Money: almost completely unavoidable.  If they do not straightout ask you they will size you up by the car you drive or the lack of a peace sign on your key chain.

Your Ex: Repeat after me, "we are still great friends." Yeah...she cheated on my with an old dude, told me what his reproductive organs looked like and how unsatisfying it was, blackmailed me, extorted me with our daughter, and now currently uses her a hostage to keep a small trickle of income rolling in every month...but you just love her.

All that stuff after "We are friends": No one wants the damaged goods that you are! You're previously owned now and you do not want to stick the carfacts to the windshield, unless it's a good carfacts--which is impossible because you are divorced.

Friday, August 16, 2013

What am I running from?

So I was offered an interesting question in response to my love affair with my bicycle: "what are you running from?"  Well the truth is-I am running from a lot.  Most importantly I am running from myself.  I am running from all the demons in my ear.  I am running from the little voice inside me that doubts I can do it.  I am running from my seething anger - and rage - resulting from my slightly predictable but not so fun divorce.  I am running from the bottle.  I am running from the ice cream.  I am running from work stress.  I am running from my love life or lack there of.  I am running from my doubtful self.  I am literally running from a little bottle of pills that turns off my personality but would probably prove to be quite nice right now.  I turn the cranks to my bike and all the noise shuts off.  I point the wheels and forget about all of it for as long as I can and enjoy the ride.




Friday, August 9, 2013

Moving on...

Okay...so I haven't even touched a bike in over a month and I'm sitting here picking out races.  What.
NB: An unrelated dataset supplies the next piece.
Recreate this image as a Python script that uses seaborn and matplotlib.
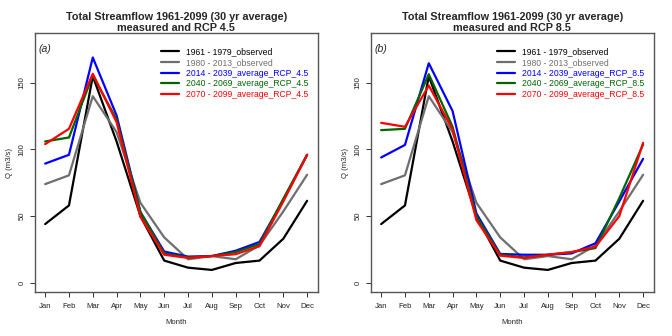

Is. Wrong. With. Me. Really though, I am really out of shape and I'm trying to figure out how many days I'll need to atleast survive.  Of course I'll be racing against riders with an entire summer and race season in their legs.  So what is that word again...huberis? Yeah, totally an appropriate thing to be doing.   Oh well, it's not like I really care if I get spit out the back of the field.  I'll just pretend that I have been riding 130+ miles a week and maybe my legs will fall for it.  Instead of "shut up legs" it'll be "trust me legs, I've been here all summer."